The last Jewish teacher Jakob Schloss gives notice of his departure for Frankfurt/Main on September 18, 1940.

(Source: Einwohnermelderegister Mellrichstadt, 01.01.1939 – 31.04.1945.)

In Frankfurt he commits suicide on December 6, 1940.

(Source: Auskunft vom Institut für Stadtgeschichte Frankfurt/Main.)

1933 – 1942

82 Jews leave the town in the course of these years.

(Source: Baruch Z. Ophir und Falk Wiesemann, Die jüdischen Gemeinden in Bayern 1918 – 1945, Odenbourg Verlag, München, Wien 1979.)

1942

On March 13, 1941, an elderly Jewish married couple gives notice of their departure to an old age asylum at Würzburg.

(Source: Einwohnermelderegister Mellrichstadt, 01.01.1939 – 31.04.1945.)

On March 30 and 31, 1942, seven Jews from Mellrichstadt are forced to move to a Würzburg old age asylum.
They are gathered there for the transportation to Theresienstadt.

On Apri8l 24, 1942, 24 Jews are transported to Würzburg in a passenger train, starting at 04.18 hours.
The next day from Würzburg, they are transported to Krasnystaw.

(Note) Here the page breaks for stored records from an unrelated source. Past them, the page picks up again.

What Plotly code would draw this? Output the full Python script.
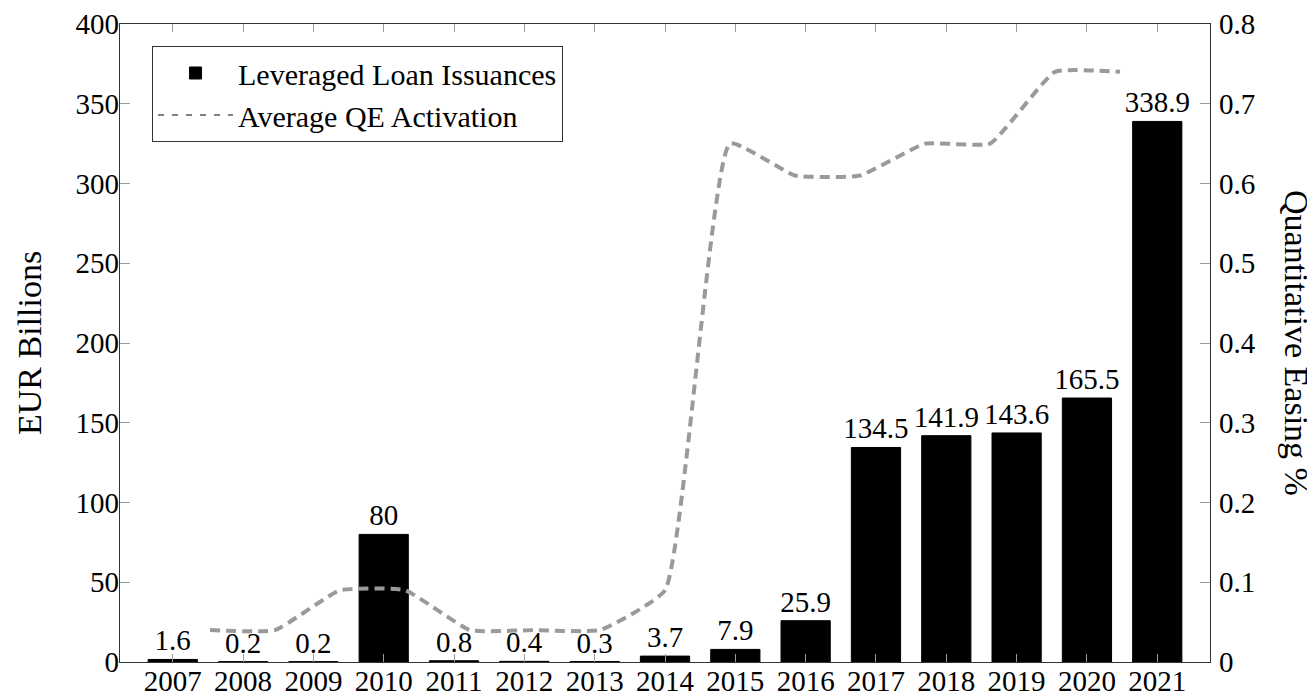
import plotly.graph_objects as go

years = [str(y) for y in range(2007, 2022)]
loan_issuance = [1.6, 0.2, 0.2, 80, 0.8, 0.4, 0.3, 3.7, 7.9, 25.9, 134.5, 141.9, 143.6, 165.5, 338.9]
qe_years = list(range(2007, 2022))
qe_activation = [0.04, 0.04, 0.09, 0.09, 0.04, 0.04, 0.04, 0.09, 0.65, 0.61, 0.61, 0.65, 0.65, 0.74, 0.74]
left_ticks = list(range(0, 401, 50))
right_ticks = [0, 0.1, 0.2, 0.3, 0.4, 0.5, 0.6, 0.7, 0.8]

FONT = "Liberation Serif"
FS = 29
FS_LEG = 30
FS_TITLE = 34
AXC = "#333333"
TICKC = "#9a9a9a"

fig = go.Figure()

fig.add_trace(go.Bar(
    x=years, y=loan_issuance, name="Leveraged Loan Issuances",
    marker=dict(color="black", line=dict(color="black", width=1)),
    text=[f"{v:g}" for v in loan_issuance], textposition="outside",
    textfont=dict(family=FONT, size=FS, color="black"),
    constraintext="none",
    cliponaxis=False, showlegend=True,
))

fig.add_trace(go.Scatter(
    x=qe_years, y=qe_activation, xaxis="x2", yaxis="y2",
    mode="lines", line=dict(color="#9a9a9a", width=4, dash="10px,6px", shape="spline", smoothing=0.4),
    showlegend=False, name="Average QE Activation",
))

# legend entry (black thin dashes as in reference)
fig.add_trace(go.Scatter(
    x=[None], y=[None], mode="lines", name="Average QE Activation",
    line=dict(color="black", width=1.2, dash="6px,8px"), showlegend=True,
))

# page body has an 8px margin: figure is sized/offset so the plot area sits
# at x 120..1210, y 24..662 in the 1315x697 window
fig.update_layout(
    width=1307, height=689, autosize=False,
    margin=dict(l=112, r=105, t=16, b=35, autoexpand=False),
    plot_bgcolor="white", paper_bgcolor="white",
    font=dict(family=FONT, size=FS, color="black"),
    bargap=0.3,
    xaxis=dict(
        type="category", categoryorder="array", categoryarray=years,
        range=[-0.75, 14.75], ticks="inside", ticklen=8, tickcolor=TICKC, tickwidth=1,
        showline=True, linecolor=AXC, linewidth=1.2, mirror="ticks",
        showgrid=False, zeroline=False, tickfont=dict(family=FONT, size=FS),
        tickangle=0, automargin=False,
    ),
    xaxis2=dict(
        overlaying="x", anchor="y2", range=[2005.615, 2022.385], visible=False,
    ),
    yaxis=dict(
        range=[0, 400], tickvals=left_ticks, ticks="inside", ticklen=10,
        tickcolor=TICKC, tickwidth=1, showline=True, linecolor=AXC, linewidth=1.2,
        showgrid=False, zeroline=False, tickfont=dict(family=FONT, size=FS),
        automargin=False,
    ),
    yaxis2=dict(
        overlaying="y", side="right", range=[0, 0.8], tickvals=right_ticks,
        ticktext=[f"{v:g}" for v in right_ticks],
        ticks="inside", ticklen=10, tickcolor=TICKC, tickwidth=1,
        showline=True, linecolor=AXC, linewidth=1.2,
        showgrid=False, zeroline=False, tickfont=dict(family=FONT, size=FS),
        automargin=False,
    ),
    legend=dict(
        x=0.0294, y=0.9655, xanchor="left", yanchor="top",
        bgcolor="white", bordercolor=AXC, borderwidth=1,
        font=dict(family=FONT, size=FS_LEG), tracegroupgap=0,
        itemwidth=75,
    ),
    annotations=[
        dict(text="EUR Billions", xref="paper", yref="paper", x=-0.0835, y=0.5,
             textangle=-90, showarrow=False, font=dict(family=FONT, size=FS_TITLE),
             xanchor="center", yanchor="middle"),
        dict(text="Quantitative Easing %", xref="paper", yref="paper", x=1.0798, y=0.5,
             textangle=90, showarrow=False, font=dict(family=FONT, size=FS_TITLE),
             xanchor="center", yanchor="middle"),
    ],
)

try:
    fig.layout.xaxis.ticklabelstandoff = -7
    fig.layout.yaxis.ticklabelstandoff = -6
    fig.layout.yaxis2.ticklabelstandoff = 2
except Exception:
    pass

fig.write_html("out.html")
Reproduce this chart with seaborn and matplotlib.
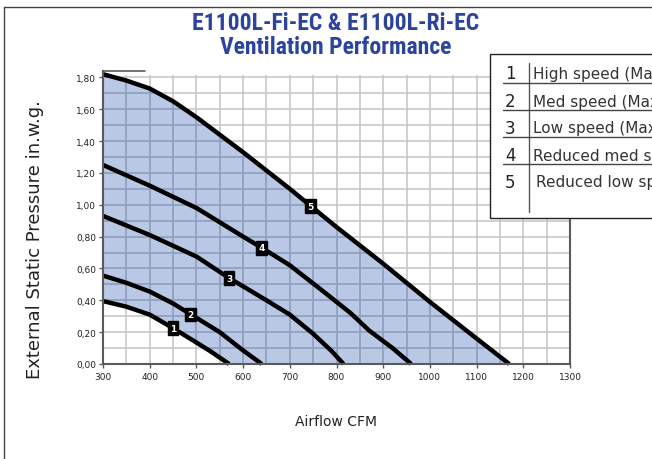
import numpy as np
import pandas as pd
import matplotlib
matplotlib.use("Agg")
import matplotlib.pyplot as plt
import seaborn as sns
from matplotlib import font_manager as fm
from matplotlib.patches import Rectangle
from matplotlib.lines import Line2D

# ---- data ----
c1_x = [300, 350, 400, 450, 500, 530, 570]
c1_y = [0.395, 0.36, 0.31, 0.225, 0.135, 0.08, 0.0]
c2_x = [300, 350, 400, 450, 500, 550, 600, 640]
c2_y = [0.555, 0.51, 0.455, 0.38, 0.29, 0.20, 0.085, 0.0]
c3_x = [300, 400, 500, 570, 650, 700, 750, 790, 815]
c3_y = [0.93, 0.81, 0.675, 0.54, 0.40, 0.31, 0.19, 0.08, 0.0]
c4_x = [300, 400, 500, 600, 640, 700, 770, 830, 870, 920, 960]
c4_y = [1.25, 1.12, 0.98, 0.80, 0.73, 0.62, 0.46, 0.32, 0.21, 0.10, 0.0]
c5_x = [300, 350, 400, 450, 500, 550, 600, 700, 800, 900, 1000, 1100, 1170]
c5_y = [1.82, 1.78, 1.73, 1.65, 1.55, 1.44, 1.33, 1.10, 0.86, 0.63, 0.39, 0.16, 0.0]
curve_ids = ["1", "2", "3", "4", "5"]
label_x = [450, 488, 570, 640, 745]
legend_labels = ["High speed (Max)", "Med speed (Max)", "Low speed (Max)",
                 "Reduced med speed", "Reduced low speed"]
x_ticks = [300, 400, 500, 600, 700, 800, 900, 1000, 1100, 1200, 1300]
y_ticks = [0.0, 0.2, 0.4, 0.6, 0.8, 1.0, 1.2, 1.4, 1.6, 1.8]
y_ticklabels = ["0,00", "0,20", "0,40", "0,60", "0,80", "1,00", "1,20", "1,40", "1,60", "1,80"]
title_lines = ["E1100L-Fi-EC & E1100L-Ri-EC", "Ventilation Performance"]
x_label = "Airflow CFM"
y_label = "External Static Pressure in.w.g."

curves_x = [c1_x, c2_x, c3_x, c4_x, c5_x]
curves_y = [c1_y, c2_y, c3_y, c4_y, c5_y]
df = pd.concat([pd.DataFrame({"cfm": cx, "pressure": cy, "curve": cid})
                for cx, cy, cid in zip(curves_x, curves_y, curve_ids)], ignore_index=True)

sns.set_style("white")
plt.rcParams['font.family'] = ['DejaVu Sans']


def find_condensed_bold():
    best = None
    for f in fm.fontManager.ttflist:
        name = (f.name + " " + str(f.fname)).lower()
        cond = ("condensed" in name or "narrow" in name) and "semi" not in name and "extra" not in name
        wt = f.weight if isinstance(f.weight, int) else {"bold": 700}.get(str(f.weight), 400)
        if cond and wt >= 600 and "italic" not in name and "oblique" not in name:
            score = 0
            for k, pref in enumerate(["liberation", "roboto", "open sans", "noto sans", "dejavu"]):
                if pref in name:
                    score = 10 - k
            if best is None or score > best[0]:
                best = (score, f.fname)
    return best[1] if best else None


cond_file = find_condensed_bold()
if cond_file:
    title_fp = fm.FontProperties(fname=cond_file, size=17)
else:
    title_fp = fm.FontProperties(family="DejaVu Sans", weight="bold", size=14)

W, H = 652, 460
fig = plt.figure(figsize=(W / 100, H / 100), dpi=100)
ax = fig.add_axes([103 / W, 1 - 365 / H, (570 - 103) / W, (365 - 72) / H])
ymax = 1.84
ax.set_xlim(300, 1300)
ax.set_ylim(0, ymax)

# base light grid
gx = np.arange(300, 1301, 50)
gy = np.arange(0.1, 1.81, 0.1)
ax.vlines(gx, 0, 1.815, color="#c8c8c8", lw=1.2, zorder=1)
ax.hlines(gy, 300, 1300, color="#c8c8c8", lw=1.2, zorder=1)

# shaded operating area
xs = np.linspace(300, 1300, 801)
low = np.interp(xs, c1_x, c1_y, right=0.0)
up = np.interp(xs, c5_x, c5_y, right=0.0)
poly = ax.fill_between(xs, low, up, where=up >= low, color="#b9c8e4", lw=0, zorder=2)
clip = poly.get_paths()[0]
v2 = ax.vlines(gx, 0, 1.815, color="#8e9dbc", lw=1.2, zorder=3)
h2 = ax.hlines(gy, 300, 1300, color="#8e9dbc", lw=1.2, zorder=3)
v2.set_clip_path(clip, ax.transData)
h2.set_clip_path(clip, ax.transData)

sns.lineplot(data=df, x="cfm", y="pressure", units="curve", estimator=None,
             color="black", lw=3.2, ax=ax, zorder=5, legend=False, sort=False)
for line in ax.get_lines():
    line.set_clip_on(False)
    line.set_solid_capstyle("butt")
    line.set_solid_joinstyle("round")

for cid, lx, cx, cy in zip(curve_ids, label_x, curves_x, curves_y):
    ly = float(np.interp(lx, cx, cy))
    ax.text(lx, ly, cid, ha="center", va="center", color="white", fontsize=6.5,
            fontweight="bold", zorder=6,
            bbox=dict(boxstyle="square,pad=0.25", fc="black", ec="black"))

# spines / ticks
for s in ["left", "bottom", "right"]:
    ax.spines[s].set_color("#5a5a5a")
    ax.spines[s].set_linewidth(1.5)
    ax.spines[s].set_zorder(7)
ax.spines["top"].set_visible(False)
ax.plot([300, 390], [ymax, ymax], color="#5a5a5a", lw=1.2, clip_on=False, zorder=7)
ax.set_xticks(x_ticks)
ax.set_xticklabels([str(t) for t in x_ticks])
ax.set_yticks(y_ticks)
ax.set_yticklabels(y_ticklabels)
ax.tick_params(axis="both", labelsize=6.5, length=3, width=1, color="#5a5a5a",
               pad=2, labelcolor="#222222", direction="out")
ax.tick_params(axis="x", pad=3)
ax.tick_params(left=True, bottom=True)
ax.set_xlabel("")
ax.set_ylabel("")

# titles and axis labels
for yy, tl in zip([23, 47], title_lines):
    fig.text(336 / W, 1 - yy / H, tl, ha="center", va="center", color="#2b44a0",
             fontproperties=title_fp)
fig.text(336 / W, 1 - 422 / H, x_label, ha="center", va="center", fontsize=10, color="#222222")
fig.text(35 / W, 1 - 240 / H, y_label, ha="center", va="center", rotation=90,
         fontsize=13, color="#222222")

# figure frame
fig.add_artist(Line2D([4 / W, 4 / W], [0, 1 - 8 / H], transform=fig.transFigure, color="#444444", lw=1))
fig.add_artist(Line2D([4 / W, 1], [1 - 8 / H, 1 - 8 / H], transform=fig.transFigure, color="#444444", lw=1))

# legend table
fig.add_artist(Rectangle((490 / W, 1 - 219 / H), 200 / W, (219 - 55) / H, transform=fig.transFigure,
                         fill=True, fc="white", ec="#222222", lw=1, zorder=10))
fig.add_artist(Line2D([529 / W, 529 / W], [1 - 213 / H, 1 - 64 / H], transform=fig.transFigure,
                      color="#555555", lw=1, zorder=11))
for yy in [84, 111, 138, 165]:
    fig.add_artist(Line2D([503 / W, 1], [1 - yy / H, 1 - yy / H], transform=fig.transFigure,
                          color="#444444", lw=1, zorder=11))
row_y = [74, 102, 129, 156, 183]
for i, (cid, lab) in enumerate(zip(curve_ids, legend_labels)):
    fig.text(510 / W, 1 - row_y[i] / H, cid, ha="center", va="center", fontsize=12,
             color="#222222", zorder=12)
    fig.text((533 if i < 4 else 536) / W, 1 - row_y[i] / H, lab, ha="left", va="center",
             fontsize=11, color="#333333", zorder=12)

fig.savefig("out.png", dpi=100)
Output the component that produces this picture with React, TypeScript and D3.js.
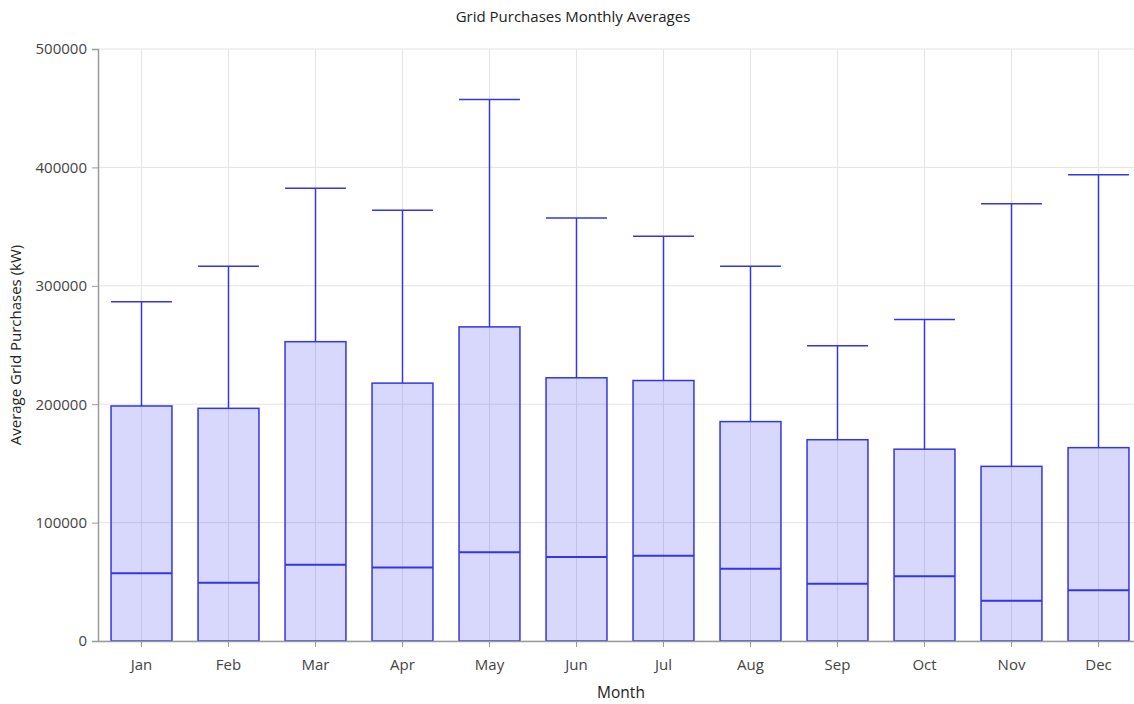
import * as d3 from 'd3';
import { useEffect, useRef } from 'react';

const months = ['Jan', 'Feb', 'Mar', 'Apr', 'May', 'Jun', 'Jul', 'Aug', 'Sep', 'Oct', 'Nov', 'Dec'];
const lowValues = [0, 0, 0, 0, 0, 0, 0, 0, 0, 0, 0, 0];
const medianValues = [57300, 49300, 64300, 62000, 75000, 71000, 72000, 61000, 48400, 54600, 34000, 42800];
const upperQuartiles = [198500, 196500, 252800, 217800, 265300, 222300, 220000, 185300, 170000, 162000, 147500, 163300];
const maxValues = [286500, 316500, 382300, 363800, 457300, 357300, 341800, 316500, 249300, 271500, 369300, 393800];
const yTicks = [0, 100000, 200000, 300000, 400000, 500000];

const width = 1134;
const height = 704;
const margin = { top: 49, right: -8, bottom: 63, left: 98 };

const font = '"Segoe UI", "Open Sans", "Noto Sans", sans-serif';
const strokeColor = '#3535e6';
const fillColor = 'rgba(60, 60, 245, 0.2)';

export default function App() {
    const ref = useRef<SVGSVGElement>(null);

    useEffect(() => {
        if (!ref.current) return;
        const svg = d3.select(ref.current);
        svg.selectAll('*').remove();

        const x = d3
            .scaleBand<string>()
            .domain(months)
            .range([margin.left, width - margin.right])
            .paddingInner(0.3)
            .paddingOuter(0.15);
        const y = d3.scaleLinear().domain([0, 500000]).range([height - margin.bottom, margin.top]);
        const center = (m: string) => (x(m) ?? 0) + x.bandwidth() / 2;

        // grid
        const grid = svg.append('g');
        grid.selectAll('line.h')
            .data(yTicks)
            .join('line')
            .attr('x1', margin.left)
            .attr('x2', width)
            .attr('y1', (d) => y(d))
            .attr('y2', (d) => y(d))
            .attr('stroke', '#e4e4e4');
        grid.selectAll('line.v')
            .data(months)
            .join('line')
            .attr('x1', center)
            .attr('x2', center)
            .attr('y1', margin.top)
            .attr('y2', height - margin.bottom)
            .attr('stroke', '#e4e4e4');

        // boxes
        const boxes = svg.append('g');
        months.forEach((m, i) => {
            const x0 = x(m) ?? 0;
            const bw = x.bandwidth();
            const cx = center(m);
            const g = boxes.append('g');
            g.append('line')
                .attr('x1', cx)
                .attr('x2', cx)
                .attr('y1', y(upperQuartiles[i]))
                .attr('y2', y(maxValues[i]))
                .attr('stroke', strokeColor)
                .attr('stroke-width', 1.5);
            g.append('line')
                .attr('x1', x0)
                .attr('x2', x0 + bw)
                .attr('y1', y(maxValues[i]))
                .attr('y2', y(maxValues[i]))
                .attr('stroke', strokeColor)
                .attr('stroke-width', 1.5);
            g.append('rect')
                .attr('x', x0)
                .attr('width', bw)
                .attr('y', y(upperQuartiles[i]))
                .attr('height', y(lowValues[i]) - y(upperQuartiles[i]))
                .attr('fill', fillColor)
                .attr('stroke', strokeColor)
                .attr('stroke-width', 1.5);
            g.append('line')
                .attr('x1', x0)
                .attr('x2', x0 + bw)
                .attr('y1', y(medianValues[i]))
                .attr('y2', y(medianValues[i]))
                .attr('stroke', strokeColor)
                .attr('stroke-width', 2);
        });

        // axes
        const yAxis = svg
            .append('g')
            .attr('transform', `translate(${margin.left},0)`)
            .call(d3.axisLeft(y).tickValues(yTicks).tickSize(6).tickPadding(5).tickFormat(d3.format('d')));
        yAxis.select('.domain').attr('stroke', '#9a9a9a').attr('stroke-width', 1.5);
        yAxis.selectAll('.tick line').attr('stroke', '#9a9a9a');
        yAxis.selectAll('text').attr('fill', '#444').style('font-family', font).style('font-size', '15px');

        const xAxis = svg
            .append('g')
            .attr('transform', `translate(0,${height - margin.bottom})`)
            .call(d3.axisBottom(x).tickSize(6).tickPadding(12).tickSizeOuter(0));
        xAxis.select('.domain').attr('stroke', '#9a9a9a').attr('stroke-width', 1.5);
        xAxis.selectAll('.tick line').attr('stroke', '#9a9a9a');
        xAxis.selectAll('text').attr('fill', '#444').style('font-family', font).style('font-size', '15px');

        // titles
        svg.append('text')
            .attr('x', 573)
            .attr('y', 22)
            .attr('text-anchor', 'middle')
            .attr('fill', '#222')
            .style('font-family', font)
            .style('font-size', '15px')
            .text('Grid Purchases Monthly Averages');
        svg.append('text')
            .attr('x', 621)
            .attr('y', 698)
            .attr('text-anchor', 'middle')
            .attr('fill', '#222')
            .style('font-family', font)
            .style('font-size', '15.5px')
            .text('Month');
        svg.append('text')
            .attr('transform', `translate(21,${(margin.top + height - margin.bottom) / 2}) rotate(-90)`)
            .attr('text-anchor', 'middle')
            .attr('fill', '#222')
            .style('font-family', font)
            .style('font-size', '15px')
            .text('Average Grid Purchases (kW)');
    }, []);

    return (
        <svg
            ref={ref}
            width={width}
            height={height}
            style={{ position: 'absolute', left: 0, top: 0, background: '#fff' }}
        />
    );
}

There their lives are ended in an extermination camp.

(Source: Staatsarchiv Würzburg, LRA Mellrichstadt, 1544.)

On May 20, 1942, the last four Jews from Mellrichstadt are transported to Würzburg in an old age asylum.
There two women die.

On September 23, 1942, nine Jews from Mellrichstadt are transported from Würzburg to the ghetto of Theresienstadt. All of them meet their deaths there.

(Source: Staatsarchiv Würzburg, Gestapostelle Würzburg, 18879.)

1942

June 20, 1942: During the summer call-over of the local group of the Mellrichstadt NSDAP the local group leader Christian Schumann announces cheerfully that now Mellrichstadt is free of any Jews.